Can you set down, exactly as they appear below, the lines from the opening of the material through the one bearing "400, 300, 285];", minus the pictures?

### [GIVEN INFORMATION]

####################

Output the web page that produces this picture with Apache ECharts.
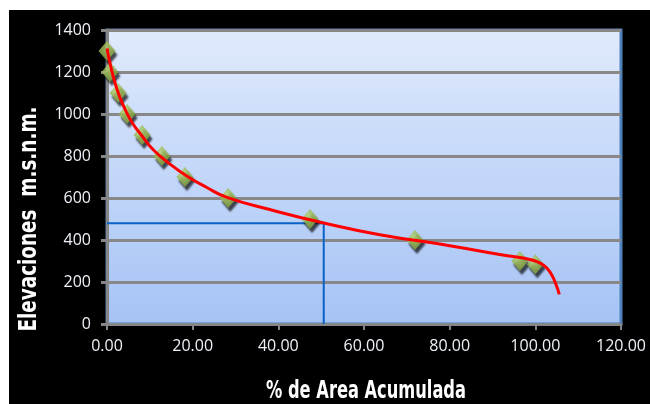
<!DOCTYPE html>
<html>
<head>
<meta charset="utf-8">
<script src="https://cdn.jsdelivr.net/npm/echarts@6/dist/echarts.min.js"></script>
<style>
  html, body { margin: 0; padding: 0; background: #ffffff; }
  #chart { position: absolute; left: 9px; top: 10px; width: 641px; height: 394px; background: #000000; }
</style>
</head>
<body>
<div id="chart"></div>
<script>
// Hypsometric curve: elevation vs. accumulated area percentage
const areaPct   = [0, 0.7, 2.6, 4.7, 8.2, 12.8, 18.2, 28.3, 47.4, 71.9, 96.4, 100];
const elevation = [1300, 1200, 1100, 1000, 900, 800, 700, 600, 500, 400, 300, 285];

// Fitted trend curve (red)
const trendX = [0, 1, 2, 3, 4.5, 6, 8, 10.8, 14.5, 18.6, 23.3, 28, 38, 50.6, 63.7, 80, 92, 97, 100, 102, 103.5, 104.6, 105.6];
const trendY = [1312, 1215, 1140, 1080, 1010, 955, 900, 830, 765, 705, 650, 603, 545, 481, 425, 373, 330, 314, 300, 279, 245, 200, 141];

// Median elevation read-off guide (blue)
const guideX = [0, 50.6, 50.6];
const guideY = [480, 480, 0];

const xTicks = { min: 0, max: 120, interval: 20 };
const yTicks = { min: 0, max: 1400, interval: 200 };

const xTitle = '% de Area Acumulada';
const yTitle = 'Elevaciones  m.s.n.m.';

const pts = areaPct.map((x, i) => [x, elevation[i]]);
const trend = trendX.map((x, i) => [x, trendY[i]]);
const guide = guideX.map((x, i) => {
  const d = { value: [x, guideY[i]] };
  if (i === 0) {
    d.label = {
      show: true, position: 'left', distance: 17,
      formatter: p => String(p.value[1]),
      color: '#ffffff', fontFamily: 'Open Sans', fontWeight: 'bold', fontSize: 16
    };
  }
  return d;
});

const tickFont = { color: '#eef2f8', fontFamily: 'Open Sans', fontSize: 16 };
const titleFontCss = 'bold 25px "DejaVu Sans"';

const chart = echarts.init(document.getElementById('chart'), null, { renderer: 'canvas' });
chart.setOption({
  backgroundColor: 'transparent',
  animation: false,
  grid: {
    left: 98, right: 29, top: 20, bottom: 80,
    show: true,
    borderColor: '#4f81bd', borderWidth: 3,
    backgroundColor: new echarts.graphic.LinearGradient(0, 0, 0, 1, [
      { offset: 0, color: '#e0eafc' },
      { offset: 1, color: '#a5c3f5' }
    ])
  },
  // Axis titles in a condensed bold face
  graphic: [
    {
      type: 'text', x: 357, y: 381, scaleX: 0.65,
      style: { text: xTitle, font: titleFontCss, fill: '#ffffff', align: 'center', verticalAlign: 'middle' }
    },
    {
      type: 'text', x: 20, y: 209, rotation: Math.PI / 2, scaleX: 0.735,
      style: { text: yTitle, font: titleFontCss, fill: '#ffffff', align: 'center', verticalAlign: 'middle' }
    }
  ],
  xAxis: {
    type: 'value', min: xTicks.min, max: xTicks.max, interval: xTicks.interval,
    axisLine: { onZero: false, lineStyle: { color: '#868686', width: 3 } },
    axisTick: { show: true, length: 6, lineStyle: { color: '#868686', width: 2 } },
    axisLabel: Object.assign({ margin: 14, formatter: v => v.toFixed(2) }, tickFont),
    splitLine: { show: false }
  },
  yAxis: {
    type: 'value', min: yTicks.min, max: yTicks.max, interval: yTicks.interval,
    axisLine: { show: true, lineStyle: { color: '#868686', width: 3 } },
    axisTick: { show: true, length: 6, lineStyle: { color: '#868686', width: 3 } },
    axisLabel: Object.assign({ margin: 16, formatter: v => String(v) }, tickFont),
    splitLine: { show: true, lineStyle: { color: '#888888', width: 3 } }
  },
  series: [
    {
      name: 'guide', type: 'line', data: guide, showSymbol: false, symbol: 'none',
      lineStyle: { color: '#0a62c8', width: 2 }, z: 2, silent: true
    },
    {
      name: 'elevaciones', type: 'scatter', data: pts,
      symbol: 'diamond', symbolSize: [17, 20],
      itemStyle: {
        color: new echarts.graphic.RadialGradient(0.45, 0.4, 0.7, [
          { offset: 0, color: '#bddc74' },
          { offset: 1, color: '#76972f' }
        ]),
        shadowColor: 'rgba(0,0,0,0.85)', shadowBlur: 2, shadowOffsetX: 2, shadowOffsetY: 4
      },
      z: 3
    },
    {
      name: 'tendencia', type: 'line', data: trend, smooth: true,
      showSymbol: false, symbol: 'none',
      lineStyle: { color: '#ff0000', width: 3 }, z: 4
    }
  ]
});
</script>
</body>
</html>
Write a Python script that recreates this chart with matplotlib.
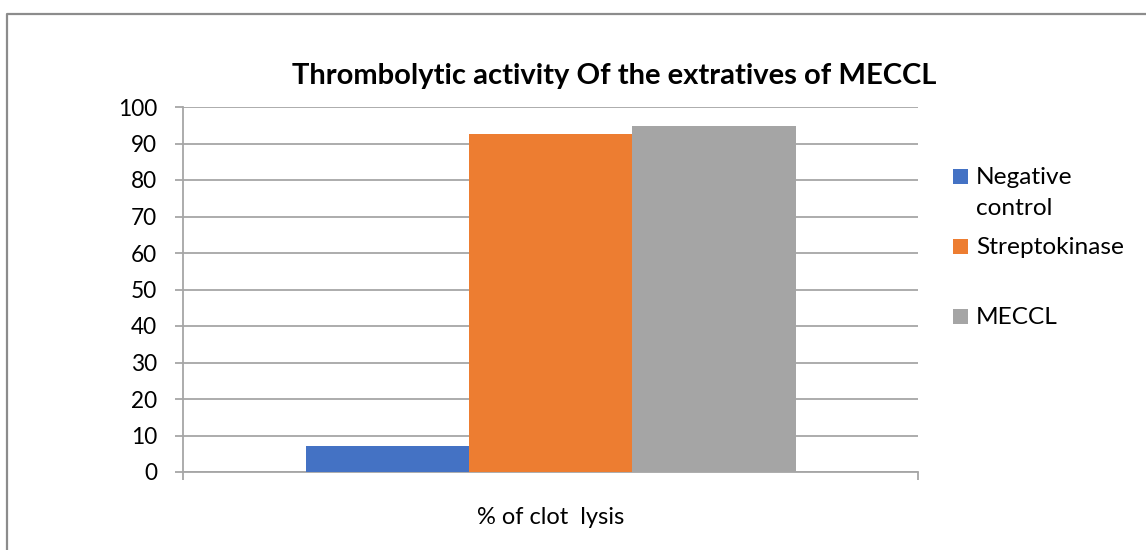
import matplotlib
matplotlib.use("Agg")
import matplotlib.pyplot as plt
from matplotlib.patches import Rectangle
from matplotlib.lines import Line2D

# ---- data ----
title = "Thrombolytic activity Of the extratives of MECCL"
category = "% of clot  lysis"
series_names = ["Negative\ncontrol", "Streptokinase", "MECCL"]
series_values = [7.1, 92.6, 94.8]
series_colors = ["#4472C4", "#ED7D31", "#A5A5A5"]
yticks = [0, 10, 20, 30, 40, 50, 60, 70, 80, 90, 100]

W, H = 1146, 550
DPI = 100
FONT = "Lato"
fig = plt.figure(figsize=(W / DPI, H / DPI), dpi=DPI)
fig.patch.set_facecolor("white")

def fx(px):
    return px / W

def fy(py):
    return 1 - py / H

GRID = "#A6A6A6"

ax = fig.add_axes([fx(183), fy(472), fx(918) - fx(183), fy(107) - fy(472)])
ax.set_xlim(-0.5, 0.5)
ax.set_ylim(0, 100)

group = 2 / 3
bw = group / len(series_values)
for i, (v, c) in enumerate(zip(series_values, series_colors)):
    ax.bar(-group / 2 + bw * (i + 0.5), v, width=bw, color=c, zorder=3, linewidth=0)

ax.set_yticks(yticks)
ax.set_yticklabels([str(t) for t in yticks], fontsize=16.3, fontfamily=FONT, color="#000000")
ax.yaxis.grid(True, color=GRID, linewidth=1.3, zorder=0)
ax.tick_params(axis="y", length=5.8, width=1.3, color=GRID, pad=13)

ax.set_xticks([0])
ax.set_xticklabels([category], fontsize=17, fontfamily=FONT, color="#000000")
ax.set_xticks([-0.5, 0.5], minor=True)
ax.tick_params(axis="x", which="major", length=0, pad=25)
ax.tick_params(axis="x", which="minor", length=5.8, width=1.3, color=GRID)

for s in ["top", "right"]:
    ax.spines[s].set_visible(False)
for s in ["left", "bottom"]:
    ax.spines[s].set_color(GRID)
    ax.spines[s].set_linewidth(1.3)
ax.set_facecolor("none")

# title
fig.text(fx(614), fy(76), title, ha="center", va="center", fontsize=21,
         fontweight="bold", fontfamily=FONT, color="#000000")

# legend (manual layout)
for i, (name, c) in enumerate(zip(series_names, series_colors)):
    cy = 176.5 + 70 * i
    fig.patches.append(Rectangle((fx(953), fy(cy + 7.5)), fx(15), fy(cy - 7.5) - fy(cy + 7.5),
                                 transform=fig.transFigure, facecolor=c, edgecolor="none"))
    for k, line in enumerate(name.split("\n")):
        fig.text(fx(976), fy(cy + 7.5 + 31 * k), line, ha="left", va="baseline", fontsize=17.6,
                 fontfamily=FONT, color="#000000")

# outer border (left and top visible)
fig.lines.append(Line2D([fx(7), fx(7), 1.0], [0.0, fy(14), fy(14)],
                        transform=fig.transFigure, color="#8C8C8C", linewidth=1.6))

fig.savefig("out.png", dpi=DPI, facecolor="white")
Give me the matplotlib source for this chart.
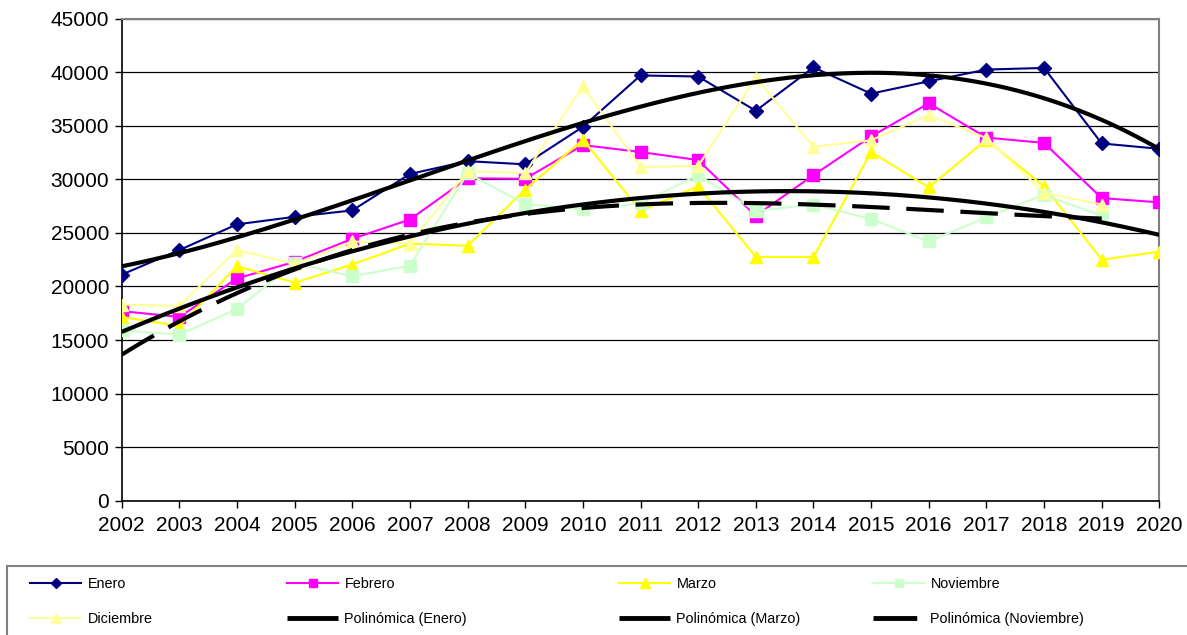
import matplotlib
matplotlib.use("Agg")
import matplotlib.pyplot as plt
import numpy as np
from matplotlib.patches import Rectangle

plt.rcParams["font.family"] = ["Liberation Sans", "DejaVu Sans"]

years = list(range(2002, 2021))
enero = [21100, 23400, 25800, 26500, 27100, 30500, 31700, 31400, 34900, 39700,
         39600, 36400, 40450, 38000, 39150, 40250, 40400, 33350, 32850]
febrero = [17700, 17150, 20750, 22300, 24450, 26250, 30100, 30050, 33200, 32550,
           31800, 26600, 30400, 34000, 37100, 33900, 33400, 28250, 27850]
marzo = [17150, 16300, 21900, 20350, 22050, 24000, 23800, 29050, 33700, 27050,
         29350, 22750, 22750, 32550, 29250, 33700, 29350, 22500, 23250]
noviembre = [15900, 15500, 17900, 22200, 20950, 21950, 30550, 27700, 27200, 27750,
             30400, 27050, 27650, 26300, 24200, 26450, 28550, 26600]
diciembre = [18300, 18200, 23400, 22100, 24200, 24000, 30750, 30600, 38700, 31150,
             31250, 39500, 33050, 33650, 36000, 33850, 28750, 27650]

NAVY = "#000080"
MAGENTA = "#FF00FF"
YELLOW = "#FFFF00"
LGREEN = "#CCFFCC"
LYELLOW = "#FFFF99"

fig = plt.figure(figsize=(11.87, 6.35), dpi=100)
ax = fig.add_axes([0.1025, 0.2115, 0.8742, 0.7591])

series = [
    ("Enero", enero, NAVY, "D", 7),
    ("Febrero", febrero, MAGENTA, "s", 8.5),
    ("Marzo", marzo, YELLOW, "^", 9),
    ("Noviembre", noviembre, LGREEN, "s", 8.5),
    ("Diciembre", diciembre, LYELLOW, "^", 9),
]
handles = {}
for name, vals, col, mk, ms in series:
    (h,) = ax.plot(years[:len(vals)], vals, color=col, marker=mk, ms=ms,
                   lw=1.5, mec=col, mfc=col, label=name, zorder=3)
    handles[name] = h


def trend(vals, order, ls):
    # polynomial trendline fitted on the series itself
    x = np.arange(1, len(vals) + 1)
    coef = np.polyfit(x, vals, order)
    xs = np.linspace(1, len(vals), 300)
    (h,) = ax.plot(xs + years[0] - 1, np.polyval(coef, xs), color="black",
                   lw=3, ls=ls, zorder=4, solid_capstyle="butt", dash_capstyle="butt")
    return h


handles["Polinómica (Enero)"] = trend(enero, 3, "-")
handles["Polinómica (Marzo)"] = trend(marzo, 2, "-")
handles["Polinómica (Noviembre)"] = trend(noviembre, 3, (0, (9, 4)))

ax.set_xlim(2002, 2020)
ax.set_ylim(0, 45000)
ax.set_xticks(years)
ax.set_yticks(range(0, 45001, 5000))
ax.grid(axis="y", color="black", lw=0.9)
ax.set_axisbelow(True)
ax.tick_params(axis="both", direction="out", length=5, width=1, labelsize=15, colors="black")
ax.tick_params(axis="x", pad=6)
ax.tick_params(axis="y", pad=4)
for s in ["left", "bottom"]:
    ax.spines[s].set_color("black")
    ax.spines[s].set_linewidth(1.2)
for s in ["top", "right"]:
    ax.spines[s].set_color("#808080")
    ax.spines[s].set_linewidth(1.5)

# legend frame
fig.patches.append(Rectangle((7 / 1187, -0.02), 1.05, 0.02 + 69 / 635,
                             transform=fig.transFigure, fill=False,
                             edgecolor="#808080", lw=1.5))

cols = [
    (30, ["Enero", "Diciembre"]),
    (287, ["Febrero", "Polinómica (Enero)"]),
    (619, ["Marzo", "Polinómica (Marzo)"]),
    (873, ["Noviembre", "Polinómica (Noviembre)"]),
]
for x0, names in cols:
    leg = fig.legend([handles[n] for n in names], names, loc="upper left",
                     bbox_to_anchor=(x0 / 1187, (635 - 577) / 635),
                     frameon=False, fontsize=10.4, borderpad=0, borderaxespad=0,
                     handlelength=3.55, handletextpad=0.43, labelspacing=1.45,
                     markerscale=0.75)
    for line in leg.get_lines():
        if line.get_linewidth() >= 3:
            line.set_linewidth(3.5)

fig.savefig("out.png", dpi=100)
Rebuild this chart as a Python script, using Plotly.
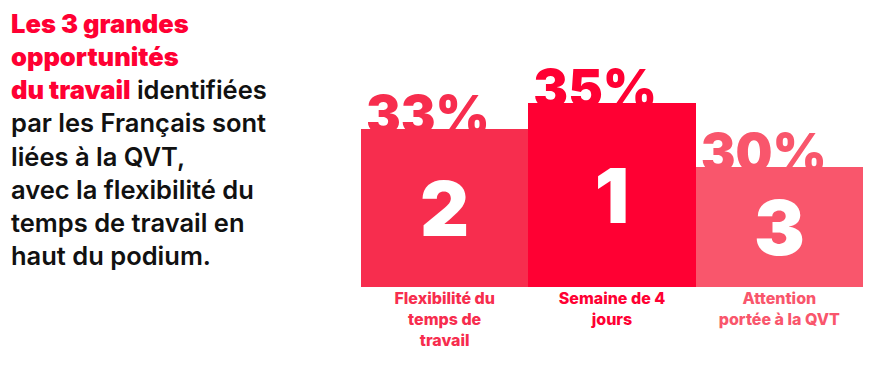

####################

### [FULL SOLUTION]
Output the web page that produces this picture with Apache ECharts.
<!DOCTYPE html>
<html>
<head>
<meta charset="utf-8">
<script src="https://cdn.jsdelivr.net/npm/echarts@6/dist/echarts.min.js"></script>
<style>
  html, body { margin: 0; padding: 0; background: #ffffff; }
  #chart { position: absolute; left: 9px; top: 10px; width: 641px; height: 394px; background: #000000; }
</style>
</head>
<body>
<div id="chart"></div>
<script>
// Hypsometric curve: elevation vs. accumulated area percentage
const areaPct   = [0, 0.7, 2.6, 4.7, 8.2, 12.8, 18.2, 28.3, 47.4, 71.9, 96.4, 100];
const elevation = [1300, 1200, 1100, 1000, 900, 800, 700, 600, 500, 400, 300, 285];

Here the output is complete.